▶ [INFORMATION SHOWN]
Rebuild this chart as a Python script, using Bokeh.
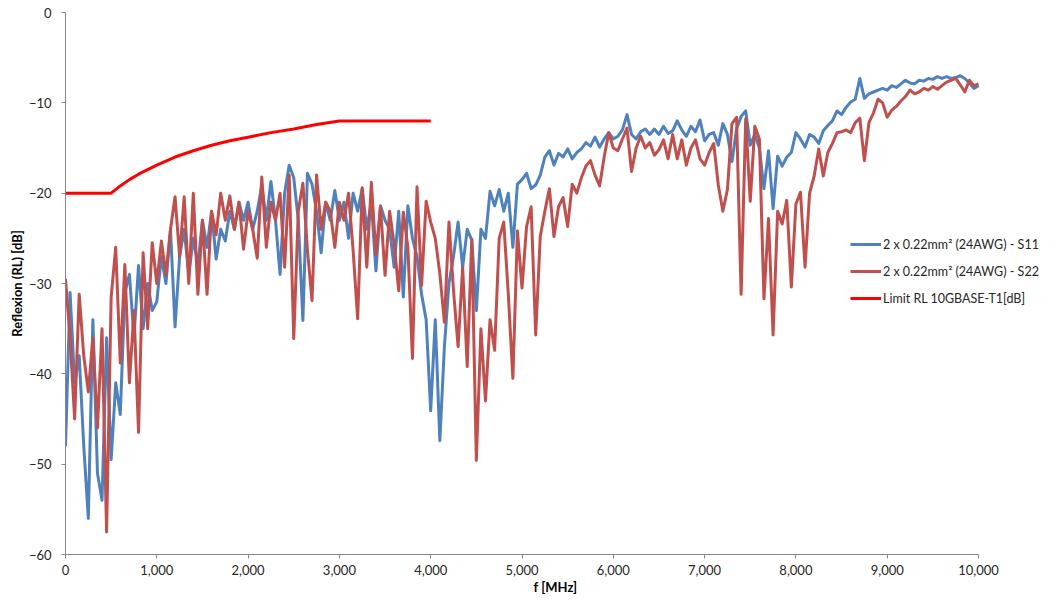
from bokeh.plotting import figure
from bokeh.models import Legend, LegendItem, NumeralTickFormatter, FixedTicker, Range1d
from bokeh.embed import file_html
from bokeh.resources import INLINE

# ---------------- data ----------------
STEP_MHZ = 50  # sampling grid of the two measured curves

# S11, 2 x 0.22mm² (24AWG), dB, one value every 50 MHz from 0 to 10000 MHz
S11_DB = [
    -48, -31, -41, -38, -48, -56, -34, -51, -54, -36,
    -49.5, -41, -44.5, -31, -29, -36, -28, -35, -30, -33,
    -32, -27, -30, -24, -34.8, -27, -24, -29, -25, -28,
    -23, -26, -22, -27.3, -24, -25.3, -22, -24, -21, -23,
    -21, -24, -22, -19.1, -23, -18.7, -23, -29, -20, -16.9,
    -18.3, -23, -34.1, -17.8, -19, -22, -26.6, -21, -23, -19.7,
    -23, -21, -25, -20, -22, -19.5, -24, -21, -28.6, -21.4,
    -23, -24, -28.2, -22, -31.5, -21.4, -25, -27, -31.2, -34,
    -44.1, -34, -47.4, -37, -30, -27, -23.2, -28.2, -24, -25.2,
    -33, -24, -25, -19.8, -21.4, -19.6, -22, -20, -26, -19,
    -18.5, -17.8, -19.5, -19.1, -18, -16, -15.3, -16.9, -15.6, -16,
    -15.1, -16.2, -15.5, -15.1, -14.4, -14.8, -13.8, -14.9, -14, -13.3,
    -14, -13.7, -13, -11.3, -13.5, -14, -13.2, -12.9, -13.5, -12.9,
    -13.5, -12.6, -13.4, -13.1, -12, -13, -13.7, -12.6, -13.2, -11.9,
    -14.2, -13.5, -13.3, -14.7, -12.3, -13.5, -16.5, -12.9, -11.5, -10.9,
    -14.7, -13.5, -15, -19.5, -15.3, -21.7, -15.9, -17, -16, -15.5,
    -13.3, -14, -14.9, -13.5, -13.8, -14.5, -13.1, -12.5, -12, -10.9,
    -11.3, -10.5, -9.9, -9.6, -7.3, -9.5, -9, -8.8, -8.6, -8.4,
    -8.6, -8.1, -8.3, -7.9, -7.5, -7.8, -7.9, -7.5, -7.6, -7.3,
    -7.4, -7.1, -7.3, -7.1, -7.3, -7.2, -7.0, -7.3, -7.8, -8.4,
    -8.1,
]

# S22, same cable, dB, same grid
S22_DB = [
    -29.5, -36, -45, -31.2, -38, -42, -36, -46, -35, -57.5,
    -31.5, -26, -38.8, -27.9, -41, -33, -46.5, -26.6, -35, -25.5,
    -30, -25.3, -29, -24, -20.4, -27, -20.4, -30, -20, -31.2,
    -23, -31.2, -22, -24.6, -20, -23, -20.3, -24, -21, -26.2,
    -22, -24, -27.2, -18.2, -26, -21, -23, -20, -28.2, -18,
    -36.1, -22, -18.9, -26.3, -31.9, -18, -24, -21, -22, -26,
    -21, -23, -20, -26.3, -33.9, -19.4, -28.2, -18.8, -26.8, -21.5,
    -29.1, -22, -25.7, -30.8, -22.1, -26, -38.3, -19.3, -30.2, -20.9,
    -23.2, -25, -28.9, -34.3, -23.2, -30.8, -37, -28.2, -39.2, -25.1,
    -49.6, -35, -43, -34, -37.4, -25, -23.2, -31.2, -40.5, -24.2,
    -30.5, -23.7, -21.5, -35.7, -24.8, -22, -19.5, -24.8, -21.5, -20.5,
    -23.7, -19, -20, -18.3, -17, -16.4, -18, -19.2, -16, -13.3,
    -15, -15.3, -14, -12.8, -17.6, -15, -13.7, -15, -14.4, -15.8,
    -15.2, -14.1, -16.2, -13.5, -16.2, -14.1, -16.9, -15, -14.1, -16.2,
    -16.9, -15.5, -14.5, -19.1, -22, -19.6, -12.3, -11.6, -31.2, -11.8,
    -20.9, -12.6, -14, -31.7, -22.8, -35.7, -22, -23.4, -20.8, -30.4,
    -21.2, -19.9, -28.2, -20, -18.1, -15.1, -18.1, -15.5, -14.5, -13.3,
    -13.2, -13, -13.3, -12.2, -11.7, -16.4, -12.2, -11.1, -9.6, -10,
    -11.6, -10.8, -10.4, -9.8, -9.3, -8.6, -9, -8.8, -8.4, -8.6,
    -8.2, -8.5, -8.1, -7.7, -7.5, -7.3, -8.0, -8.8, -7.5, -8.1,
    -7.9,
]

FREQ_MHZ = [i * STEP_MHZ for i in range(len(S11_DB))]

# Limit RL 10GBASE-T1
LIMIT_F = [0, 500, 600, 700, 800, 1000, 1200, 1400, 1600, 1800, 2000,
           2250, 2500, 2750, 3000, 4000]
LIMIT_DB = [-20, -20, -19.2, -18.5, -17.9, -16.9, -16.0, -15.3, -14.7, -14.2,
            -13.8, -13.3, -12.9, -12.4, -12.0, -12.0]

X_TICKS = [0, 1000, 2000, 3000, 4000, 5000, 6000, 7000, 8000, 9000, 10000]
Y_TICKS = [-60, -50, -40, -30, -20, -10, 0]
X_MAX = 10000

LABEL_S11 = "2 x 0.22mm² (24AWG) - S11"
LABEL_S22 = "2 x 0.22mm² (24AWG) - S22"
LABEL_LIM = "Limit RL 10GBASE-T1[dB]"

# ---------------- figure ----------------
FONT = "Lato"
AXIS_GREY = "#868686"
TEXT = "#262626"

FIG_W, FIG_H = 1045, 597
LEFT, TOP, BOTTOM = 65, 12, 40
AXIS_PX = 913                      # pixel length of the 0..10000 MHz axis
FRAME_W = FIG_W - LEFT             # frame runs to the right edge (room for legend)
x_end = X_MAX * FRAME_W / AXIS_PX

p = figure(width=FIG_W, height=FIG_H,
           x_range=Range1d(0, x_end), y_range=Range1d(-60, 0),
           output_backend="svg", toolbar_location=None,
           min_border_left=LEFT, min_border_right=0,
           min_border_top=TOP, min_border_bottom=BOTTOM)

p.outline_line_color = None
p.xgrid.visible = False
p.ygrid.visible = False
p.background_fill_color = "white"
p.border_fill_color = "white"

r11 = p.line(FREQ_MHZ, S11_DB, line_color="#4F81BD", line_width=3, line_join="round")
r22 = p.line(FREQ_MHZ, S22_DB, line_color="#C0504D", line_width=3, line_join="round")
rlim = p.line(LIMIT_F, LIMIT_DB, line_color="#FF0000", line_width=3, line_join="round")

for ax in (p.xaxis[0], p.yaxis[0]):
    ax.axis_line_color = AXIS_GREY
    ax.axis_line_width = 1
    ax.major_tick_line_color = AXIS_GREY
    ax.major_tick_out = 4
    ax.major_tick_in = 0
    ax.minor_tick_line_color = None
    ax.major_label_text_font = FONT
    ax.major_label_text_font_size = "13px"
    ax.major_label_text_color = TEXT
    ax.axis_label_text_font = FONT
    ax.axis_label_text_font_size = "13px"
    ax.axis_label_text_font_style = "bold"
    ax.axis_label_text_color = "#000000"

p.xaxis.bounds = (0, X_MAX)
p.xaxis.ticker = FixedTicker(ticks=X_TICKS)
p.yaxis.ticker = FixedTicker(ticks=Y_TICKS)
p.xaxis.formatter = NumeralTickFormatter(format="0,0")
p.xaxis.axis_label = "f [MHz]"
p.yaxis.axis_label = "Reflexion (RL) [dB]"
p.xaxis.major_label_standoff = 6
p.yaxis.major_label_standoff = 10
p.xaxis.axis_label_standoff = 1
p.yaxis.axis_label_standoff = 1

legend = Legend(items=[LegendItem(label=LABEL_S11, renderers=[r11]),
                       LegendItem(label=LABEL_S22, renderers=[r22]),
                       LegendItem(label=LABEL_LIM, renderers=[rlim])],
                location=(785, 246))
legend.background_fill_alpha = 0
legend.border_line_alpha = 0
legend.padding = 0
legend.margin = 0
legend.spacing = 7
legend.glyph_width = 31
legend.glyph_height = 20
legend.label_height = 20
legend.label_standoff = 2
legend.label_text_font = FONT
legend.label_text_font_size = "12.5px"
legend.label_text_color = TEXT
p.add_layout(legend)

open("out.html", "w").write(file_html(p, INLINE))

▶ [TASK OBJECTIVE] Set down again, exactly, the lines of the material above from its first line to the one with "STEP_MHZ = 50", inclusive. Leave the pictures out.

▶ [FULL RESPONSE]
Rebuild this chart as a Python script, using Bokeh.
from bokeh.plotting import figure
from bokeh.models import Legend, LegendItem, NumeralTickFormatter, FixedTicker, Range1d
from bokeh.embed import file_html
from bokeh.resources import INLINE

# ---------------- data ----------------
STEP_MHZ = 50  # sampling grid of the two measured curves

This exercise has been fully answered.